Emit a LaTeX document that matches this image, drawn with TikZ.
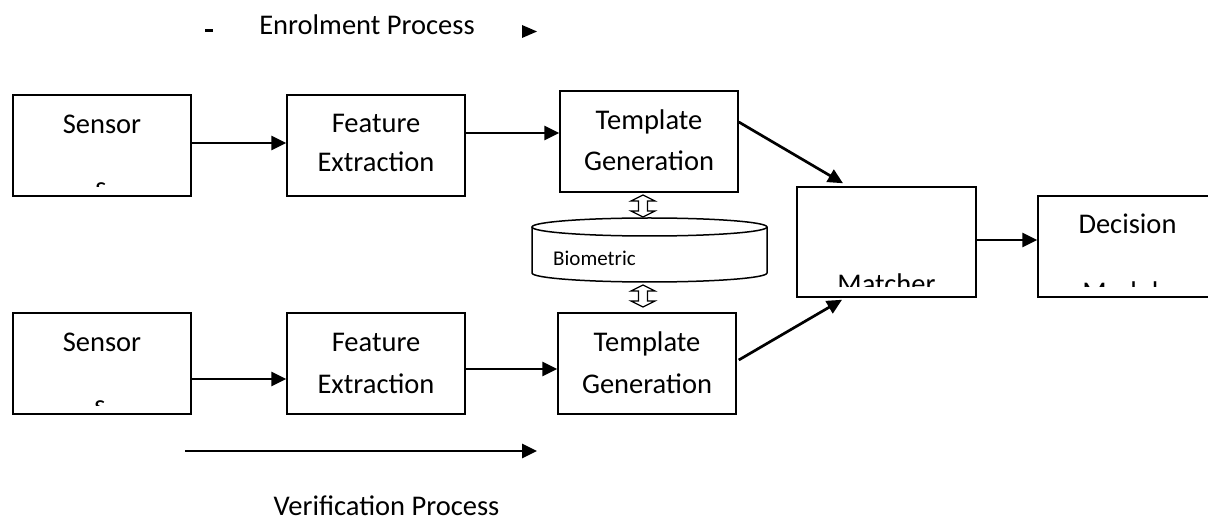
\documentclass[tikz,border=0pt]{standalone}
\usepackage{fontspec}
\setmainfont{Carlito}
\usetikzlibrary{arrows.meta,calc}
\tikzset{
  box/.style={draw=black, line width=1.5pt, rectangle, inner sep=0pt},
  txt/.style={inner sep=0pt, font=\fontsize{28.5}{34}\selectfont, anchor=base},
  small/.style={inner sep=0pt, font=\fontsize{21}{25}\selectfont, anchor=base west},
  arr/.style={line width=2.7pt, -{Triangle[length=15pt,width=14pt]}},
  dbl/.style={draw=black, line width=1.2pt, fill=white},
}
\begin{document}
\begin{tikzpicture}[x=1pt,y=-1pt]
\clip (0,0) rectangle (1208,521);
\fill[white] (0,0) rectangle (1208,521);

% boxes
\node[box, minimum width=178pt, minimum height=101pt] (s1) at (102,145.5) {};
\node[box, minimum width=178pt, minimum height=101pt] (f1) at (376,145.5) {};
\node[box, minimum width=178pt, minimum height=101pt] (t1) at (649,141.5) {};
\node[box, minimum width=179pt, minimum height=110pt] (m) at (886.5,242) {};
\node[box, minimum width=179pt, minimum height=101pt] (d) at (1127.5,246.5) {};
\node[box, minimum width=178pt, minimum height=101pt] (s2) at (102,363.5) {};
\node[box, minimum width=178pt, minimum height=101pt] (f2) at (376,363.5) {};
\node[box, minimum width=178pt, minimum height=101pt] (t2) at (647,363.5) {};

% texts
\node[txt] (s1a) at (102,134) {Sensor};
\begin{scope}\clip (14,150) rectangle (190,187);
\node[txt] (s1b) at (101,196.5) {s};\end{scope}
\node[txt] (f1a) at (376,133) {Feature};
\node[txt] (f1b) at (376,172) {Extraction};
\node[txt] (t1a) at (649,130) {Template};
\node[txt] (t1b) at (649,171) {Generation};
\begin{scope}\clip (798,200) rectangle (975,287);
\node[txt] (ma) at (886.5,293.5) {Matcher};\end{scope}
\node[txt] (da) at (1127.5,234) {Decision};
\begin{scope}\clip (1039,240) rectangle (1208,287);
\node[txt] (db2) at (1127.5,301.5) {Module};\end{scope}
\node[txt] (s2a) at (102,352) {Sensor};
\begin{scope}\clip (14,370) rectangle (190,405);
\node[txt] (s2b) at (100,414.5) {s};\end{scope}
\node[txt] (f2a) at (376,352) {Feature};
\node[txt] (f2b) at (376,393) {Extraction};
\node[txt] (t2a) at (647,352) {Template};
\node[txt] (t2b) at (647,393) {Generation};

% biometric database cylinder
\node[minimum width=235pt, minimum height=64pt, inner sep=0pt] (bio) at (649.5,250) {};
\draw[line width=1.5pt, fill=white] (532,227) -- (532,273) arc[start angle=180, end angle=360, x radius=117.5pt, y radius=9pt] -- (767,227);
\draw[line width=1.5pt] (649.5,227) ellipse[x radius=117.5pt, y radius=9pt];
\node[small] (biot) at (553,266) {Biometric};

% hollow double arrows
\begin{scope}[shift={(643,206)}]
\draw[dbl] (0,-11) -- (12,-5) -- (4.5,-5) -- (4.5,5) -- (12,5) -- (0,11) -- (-12,5) -- (-4.5,5) -- (-4.5,-5) -- (-12,-5) -- cycle;
\end{scope}
\begin{scope}[shift={(643,296)}]
\draw[dbl] (0,-11) -- (12,-5) -- (4.5,-5) -- (4.5,5) -- (12,5) -- (0,11) -- (-12,5) -- (-4.5,5) -- (-4.5,-5) -- (-12,-5) -- cycle;
\end{scope}

% connectors
\draw[arr] ([yshift=2.5pt]s1.east) -- ([yshift=2.5pt]f1.west);
\draw[arr] ([yshift=12.5pt]f1.east) -- ([yshift=8.5pt]t1.west);
\draw[arr] ([yshift=19.5pt]t1.east) -- ([xshift=-43.5pt,yshift=3pt]m.north);
\draw[arr] ([yshift=2pt]m.east) -- ([yshift=6.5pt]d.west);
\draw[arr] ([yshift=-15.5pt]s2.east) -- ([yshift=-15.5pt]f2.west);
\draw[arr] ([yshift=-5.5pt]f2.east) -- ([yshift=-5.5pt]t2.west);
\draw[arr] ([xshift=2pt,yshift=3.5pt]t2.east) -- ([xshift=-44.5pt,yshift=-2pt]m.south);

% process labels
\node[txt] (enr) at (367,35) {Enrolment Process};
\fill (205,29) rectangle (213,32.5);
\fill (522,25) -- (537,31.5) -- (522,38) -- cycle;
\coordinate (va) at (185,451);
\coordinate (vb) at (537,451);
\draw[arr] (va) -- (vb);
\node[txt] (ver) at (386.5,515) {Verification Process};
\end{tikzpicture}
\end{document}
··········
■ Written problem:
Strip out the pictures and quote the remaining data word for word.

■ Task result:
Emit a LaTeX document that matches this image, drawn with TikZ.
\documentclass[tikz,border=0pt]{standalone}
\usepackage{fontspec}
\setmainfont{Carlito}
\usetikzlibrary{arrows.meta,calc}
\tikzset{
  box/.style={draw=black, line width=1.5pt, rectangle, inner sep=0pt},
  txt/.style={inner sep=0pt, font=\fontsize{28.5}{34}\selectfont, anchor=base},
  small/.style={inner sep=0pt, font=\fontsize{21}{25}\selectfont, anchor=base west},
  arr/.style={line width=2.7pt, -{Triangle[length=15pt,width=14pt]}},
  dbl/.style={draw=black, line width=1.2pt, fill=white},
}
\begin{document}
\begin{tikzpicture}[x=1pt,y=-1pt]
\clip (0,0) rectangle (1208,521);
\fill[white] (0,0) rectangle (1208,521);

% boxes
\node[box, minimum width=178pt, minimum height=101pt] (s1) at (102,145.5) {};
\node[box, minimum width=178pt, minimum height=101pt] (f1) at (376,145.5) {};
\node[box, minimum width=178pt, minimum height=101pt] (t1) at (649,141.5) {};
\node[box, minimum width=179pt, minimum height=110pt] (m) at (886.5,242) {};
\node[box, minimum width=179pt, minimum height=101pt] (d) at (1127.5,246.5) {};
\node[box, minimum width=178pt, minimum height=101pt] (s2) at (102,363.5) {};
\node[box, minimum width=178pt, minimum height=101pt] (f2) at (376,363.5) {};
\node[box, minimum width=178pt, minimum height=101pt] (t2) at (647,363.5) {};

% texts
\node[txt] (s1a) at (102,134) {Sensor};
\begin{scope}\clip (14,150) rectangle (190,187);
\node[txt] (s1b) at (101,196.5) {s};\end{scope}
\node[txt] (f1a) at (376,133) {Feature};
\node[txt] (f1b) at (376,172) {Extraction};
\node[txt] (t1a) at (649,130) {Template};
\node[txt] (t1b) at (649,171) {Generation};
\begin{scope}\clip (798,200) rectangle (975,287);
\node[txt] (ma) at (886.5,293.5) {Matcher};\end{scope}
\node[txt] (da) at (1127.5,234) {Decision};
\begin{scope}\clip (1039,240) rectangle (1208,287);
\node[txt] (db2) at (1127.5,301.5) {Module};\end{scope}
\node[txt] (s2a) at (102,352) {Sensor};
\begin{scope}\clip (14,370) rectangle (190,405);
\node[txt] (s2b) at (100,414.5) {s};\end{scope}
\node[txt] (f2a) at (376,352) {Feature};
\node[txt] (f2b) at (376,393) {Extraction};
\node[txt] (t2a) at (647,352) {Template};
\node[txt] (t2b) at (647,393) {Generation};

% biometric database cylinder
\node[minimum width=235pt, minimum height=64pt, inner sep=0pt] (bio) at (649.5,250) {};
\draw[line width=1.5pt, fill=white] (532,227) -- (532,273) arc[start angle=180, end angle=360, x radius=117.5pt, y radius=9pt] -- (767,227);
\draw[line width=1.5pt] (649.5,227) ellipse[x radius=117.5pt, y radius=9pt];
\node[small] (biot) at (553,266) {Biometric};

% hollow double arrows
\begin{scope}[shift={(643,206)}]
\draw[dbl] (0,-11) -- (12,-5) -- (4.5,-5) -- (4.5,5) -- (12,5) -- (0,11) -- (-12,5) -- (-4.5,5) -- (-4.5,-5) -- (-12,-5) -- cycle;
\end{scope}
\begin{scope}[shift={(643,296)}]
\draw[dbl] (0,-11) -- (12,-5) -- (4.5,-5) -- (4.5,5) -- (12,5) -- (0,11) -- (-12,5) -- (-4.5,5) -- (-4.5,-5) -- (-12,-5) -- cycle;
\end{scope}

% connectors
\draw[arr] ([yshift=2.5pt]s1.east) -- ([yshift=2.5pt]f1.west);
\draw[arr] ([yshift=12.5pt]f1.east) -- ([yshift=8.5pt]t1.west);
\draw[arr] ([yshift=19.5pt]t1.east) -- ([xshift=-43.5pt,yshift=3pt]m.north);
\draw[arr] ([yshift=2pt]m.east) -- ([yshift=6.5pt]d.west);
\draw[arr] ([yshift=-15.5pt]s2.east) -- ([yshift=-15.5pt]f2.west);
\draw[arr] ([yshift=-5.5pt]f2.east) -- ([yshift=-5.5pt]t2.west);
\draw[arr] ([xshift=2pt,yshift=3.5pt]t2.east) -- ([xshift=-44.5pt,yshift=-2pt]m.south);

% process labels
\node[txt] (enr) at (367,35) {Enrolment Process};
\fill (205,29) rectangle (213,32.5);
\fill (522,25) -- (537,31.5) -- (522,38) -- cycle;
\coordinate (va) at (185,451);
\coordinate (vb) at (537,451);
\draw[arr] (va) -- (vb);
\node[txt] (ver) at (386.5,515) {Verification Process};
\end{tikzpicture}
\end{document}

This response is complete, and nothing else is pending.